Heat the 5oz, of milk in the micro to warm for about 15 seconds, warm, not hot. Add the yeast to dissolve for about 10 minutes, stir now and then. Put the flour, sugar, and salt in large bowl, stand mixer bowl if available, and stir it up a bit , then dump in the 4 oz. of boiling water, let stand for a few minutes. By now the yeast is dissolved into the milk, crack a egg and mix it with the milk - yeast combo. Melt the 2 tbsp. butter. in he micro and dump into the bowl along with the milk-yeast-egg mixture. Knead by hand for 10 minutes or Kitchenaid with dough hook on #2 speed for 10 minutes. Remove from bowl and form into a ball, place in lightly oiled bowl and clingwrap cover for two hours until dough has doubled in size. After dough had doubled in size, two hours in warm place, dump out onto floured surface pound down and knead for a minute or two, form into ball again. Divide into eight equal pieces (6" taping blade works well for me) and form into ball, then flatten with your hands and rolling pin into about 3.5" discs.

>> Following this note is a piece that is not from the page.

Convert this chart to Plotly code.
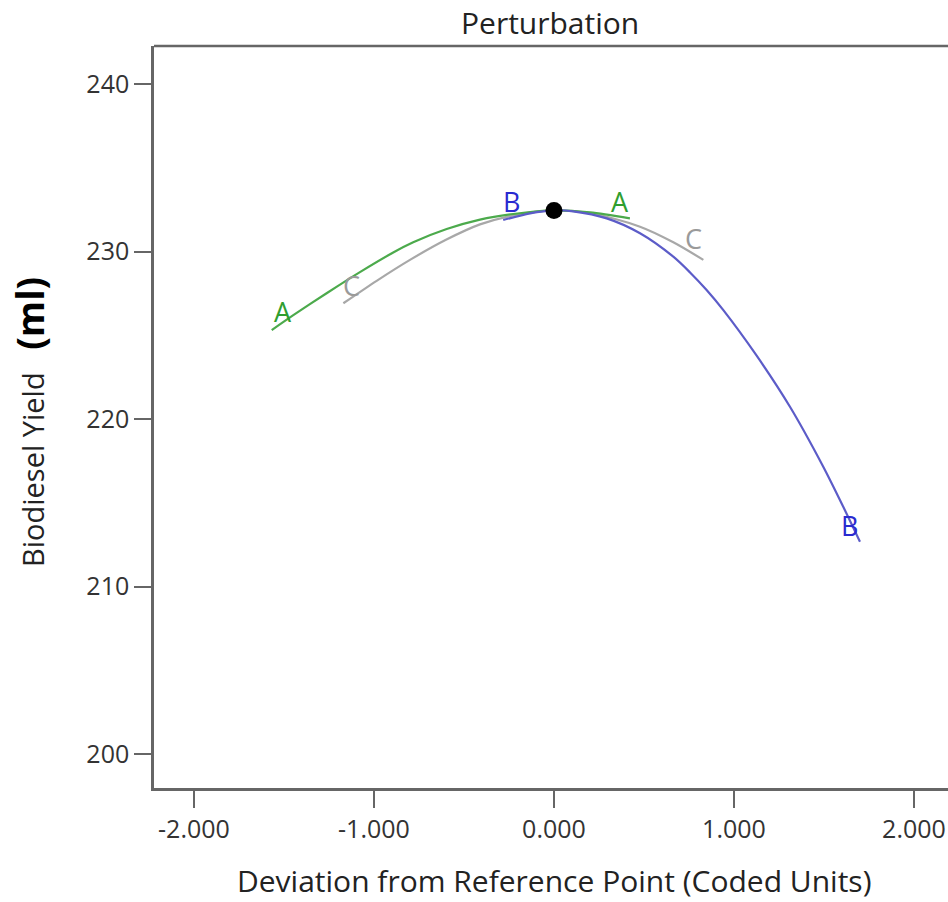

Place on parchment papered cookie sheet, lightly brush on some melted butter, and place in preheated 385º oven for 17-18 minutes. I got this recipe from Ross over at WD and toyed with it until now it comes out perfect for me every time. Try it out, I love it. Any questions buzz me, I'll be glad to answer. RAY

GW: I got my burger press from Cabelas, along with most everything else except my wife and dog! 
	

	
	
		
		



		
			






  RAY


----------



## graywolf1936 (Oct 24, 2014)

Ray, I know the drill, You have to go to Reno to shop at Cabelas and of course a stop at Boomtown.


----------



## sawhorseray (Oct 24, 2014)

Funny you should mention that, with no rush hour traffic it takes me exactly an hour and fifty-five minutes to go from my driveway to the parking lot of the Reno Cabelas. After many years I finally had to turn my back on Boomtown, they took out just too many card games I like to play and they've got no progressives. The "Strip" in Reno has been killed by the Indian casinos in CA, nothing there but a bunch of homeless winos hanging out. I've since formed a relationship with the Nugget and the Peppermill, never paid for a room or meal at a casino in my life. RAY


----------



## graywolf1936 (Oct 24, 2014)

Yep we like the Peppermill and Grand Sierra,  how ever from the Eldarado you can go to two others with out having to move the car or going out (in winter).


----------



## sawhorseray (Oct 24, 2014)

I got married at the El Do, used to love the place. Peppermill and the Nugget have the best buffets and that's always where a casino wants to give a guy a comp to, hard to say which is better, both great buffets. I was pretty happy with tonight southwest bacon cheeseburger, tho not with the outcome of the Giants game. Oh well. RAY













001.JPG



__ sawhorseray
__ Oct 24, 2014


----------



## ssorllih (Oct 25, 2014)

Ray , your buns and burgers look just as well made here as they did on WD.

Ross


----------



## sawhorseray (Oct 25, 2014)

Of course they do Ross, I learned all I know about bread making from you! I wouldn't want the fact that I moved to a different forum to have any effect on what I produce. This is a nice site, covers everything. nice folks. Welcome, and enjoy! RAY


----------



## chewmeister (Nov 23, 2014)

What is this WD that you speak of?


----------



## daveomak (Nov 23, 2014)

chewmeister said:


> What is this WD that you speak of?




I'm guessing it's *W*oman's *D*ay Forum....   :lurk:


----------



## chewmeister (Nov 23, 2014)

DaveOmak said:


> I'm guessing it's *W*oman's *D*ay Forum....


----------



## sawhorseray (Nov 24, 2014)

Woman's Day?

Walking Dead?

Wonderful Dudes?

Wild Ducks?

Ah ha, When's Dinner!


----------